Jon Robinson, University of California, Santa Cruz
Decentralization and Efficiency of Subsidy Targeting: Evidence from Chiefs in Rural Malawi
Date and Location
Monday, May 9, 2016, 4:10 PM - 5:30 PM
ARE Library Conference Room, 4101
Social Sciences and Humanities
Abstract
A substantial share of the national budget in developing countries goes towards subsidies for the needy. The most common methods to select beneficiaries are a rule-based allocation relying on a proxy-means test (PMT) or a decentralized allocation in which a local agent identifies beneficiaries. A decentralized allocation may offer informational or accountability advantages, but may be prone to elite capture.

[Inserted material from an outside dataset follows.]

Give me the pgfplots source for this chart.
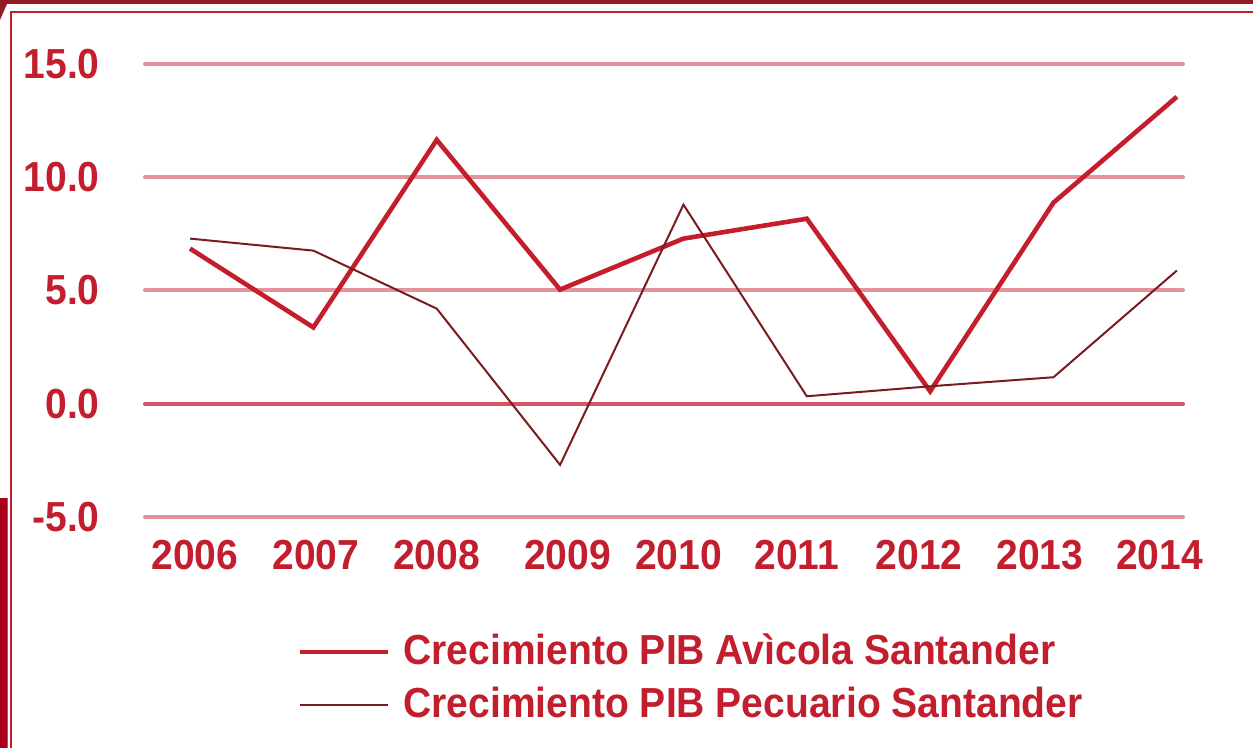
\documentclass[border=0pt]{standalone}
\usepackage{fontspec}
\setmainfont{Liberation Sans}[FakeStretch=0.93]
\usepackage{pgfplots}
\pgfplotsset{compat=1.18}
\definecolor{txtred}{HTML}{C21E2D}
\definecolor{avic}{HTML}{C41D2C}
\definecolor{pecu}{HTML}{7A1B20}
\definecolor{gridc}{HTML}{E2939C}
\definecolor{zeroc}{HTML}{D25664}
\definecolor{darkbar}{HTML}{931D26}
\definecolor{leftbar}{HTML}{A8001A}
\begin{document}
\begin{tikzpicture}
\useasboundingbox (0,0) rectangle (626.5pt,374pt);
% frame
\fill[darkbar] (0,372pt) rectangle (626.5pt,374pt);
\fill[darkbar] (0,372pt) -- (3.5pt,372pt) -- (0,364pt) -- cycle;
\draw[avic, line width=1pt] (626.5pt,367.8pt) -- (5.5pt,367.8pt) -- (5.5pt,0);
\fill[leftbar] (0,0) rectangle (3.5pt,125pt);
\fill[avic!80] (3.5pt,0) rectangle (4.2pt,125pt);
\begin{axis}[
  at={(72.5pt,115.5pt)}, anchor=south west,
  scale only axis, width=519pt, height=226.5pt,
  xmin=-0.365, xmax=8.05, ymin=-5, ymax=15,
  axis line style={draw=none}, tick style={draw=none}, major tick length=0pt,
  ymajorgrids=true,
  grid style={line width=2pt, color=gridc, line cap=round},
  ytick={-5,5,10,15}, yticklabels={-5.0,5.0,10.0,15.0},
  extra y ticks={0}, extra y tick labels={0.0},
  extra y tick style={grid style={line width=2pt, color=zeroc, line cap=round}},
  xtick={0.04,1.02,2.0,3.06,3.96,4.92,5.91,6.89,7.86},
  xticklabels={2006,2007,2008,2009,2010,2011,2012,2013,2014},
  every tick label/.append style={font=\fontsize{21}{25}\selectfont\bfseries, text=txtred},
  yticklabel style={anchor=east, inner sep=0pt, xshift=-22.5pt},
  xticklabel style={anchor=north, inner sep=0pt, yshift=-11.5pt},
  clip=false,
]
\addplot[avic, line width=2.3pt, line join=miter] coordinates {
(0,6.85) (1,3.37) (2,11.65) (3,5.04) (4,7.29) (5,8.17) (6,0.55) (7,8.88) (8,13.55)};
\addplot[pecu, line width=1pt, line join=miter] coordinates {
(0,7.29) (1,6.76) (2,4.2) (3,-2.7) (4,8.79) (5,0.33) (6,0.77) (7,1.17) (8,5.88)};
\end{axis}
% legend
\draw[avic, line width=2.3pt] (150pt,48pt) -- (194pt,48pt);
\draw[pecu, line width=1pt] (150pt,21.5pt) -- (194pt,21.5pt);
\node[anchor=base west, inner sep=0pt, text=txtred, font=\fontsize{21}{25}\selectfont\bfseries] at (201.5pt,41.5pt) {Crecimiento PIB Avìcola Santander};
\node[anchor=base west, inner sep=0pt, text=txtred, font=\fontsize{21}{25}\selectfont\bfseries] at (201.5pt,15pt) {Crecimiento PIB Pecuario Santander};
\end{tikzpicture}
\end{document}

We study this tradeoff in the context of two large-scale subsidy programs (for agricultural inputs and for food) decentralized to traditional leaders (“chiefs”). We find that chiefs do slightly worse in targeting needy households (as proxied by consumption) than a perfectly respected and regularly updated PMT would, though both mechanisms make errors. Results from a model-based test are consistent with chiefs taking into consideration productive efficiency when identifying beneficiaries for input subsidies. This suggests that some of the poverty-mistargeting observed among chiefs could be welfare improving, since within-village redistribution is common.